#### [SET TASK]
Below is a listing; reproduce each line of it exactly.

#### [DATA SHOWN]
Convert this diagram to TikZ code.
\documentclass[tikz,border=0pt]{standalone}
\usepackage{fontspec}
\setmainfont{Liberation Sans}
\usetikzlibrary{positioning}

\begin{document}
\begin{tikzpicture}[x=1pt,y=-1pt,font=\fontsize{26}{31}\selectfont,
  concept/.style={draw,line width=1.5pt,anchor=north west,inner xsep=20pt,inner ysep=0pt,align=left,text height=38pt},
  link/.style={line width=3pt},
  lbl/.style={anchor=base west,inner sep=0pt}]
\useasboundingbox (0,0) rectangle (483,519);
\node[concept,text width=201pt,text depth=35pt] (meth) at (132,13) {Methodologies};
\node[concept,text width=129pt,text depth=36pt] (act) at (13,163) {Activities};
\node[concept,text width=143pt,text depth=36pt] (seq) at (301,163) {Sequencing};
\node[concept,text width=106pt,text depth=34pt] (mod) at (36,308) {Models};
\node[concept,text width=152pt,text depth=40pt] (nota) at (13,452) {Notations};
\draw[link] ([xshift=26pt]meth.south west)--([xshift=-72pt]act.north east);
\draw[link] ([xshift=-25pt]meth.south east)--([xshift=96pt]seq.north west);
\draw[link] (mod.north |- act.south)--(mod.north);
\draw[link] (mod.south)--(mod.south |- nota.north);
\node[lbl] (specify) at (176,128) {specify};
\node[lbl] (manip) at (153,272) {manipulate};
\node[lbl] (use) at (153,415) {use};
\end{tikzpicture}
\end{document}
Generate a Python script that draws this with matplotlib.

#### [TASK ANSWER]
Convert this diagram to TikZ code.
\documentclass[tikz,border=0pt]{standalone}
\usepackage{fontspec}
\setmainfont{Liberation Sans}
\usetikzlibrary{positioning}

\begin{document}
\begin{tikzpicture}[x=1pt,y=-1pt,font=\fontsize{26}{31}\selectfont,
  concept/.style={draw,line width=1.5pt,anchor=north west,inner xsep=20pt,inner ysep=0pt,align=left,text height=38pt},
  link/.style={line width=3pt},
  lbl/.style={anchor=base west,inner sep=0pt}]
\useasboundingbox (0,0) rectangle (483,519);
\node[concept,text width=201pt,text depth=35pt] (meth) at (132,13) {Methodologies};
\node[concept,text width=129pt,text depth=36pt] (act) at (13,163) {Activities};
\node[concept,text width=143pt,text depth=36pt] (seq) at (301,163) {Sequencing};
\node[concept,text width=106pt,text depth=34pt] (mod) at (36,308) {Models};
\node[concept,text width=152pt,text depth=40pt] (nota) at (13,452) {Notations};
\draw[link] ([xshift=26pt]meth.south west)--([xshift=-72pt]act.north east);
\draw[link] ([xshift=-25pt]meth.south east)--([xshift=96pt]seq.north west);
\draw[link] (mod.north |- act.south)--(mod.north);
\draw[link] (mod.south)--(mod.south |- nota.north);
\node[lbl] (specify) at (176,128) {specify};
\node[lbl] (manip) at (153,272) {manipulate};
\node[lbl] (use) at (153,415) {use};
\end{tikzpicture}
\end{document}
Generate a Python script that draws this with matplotlib.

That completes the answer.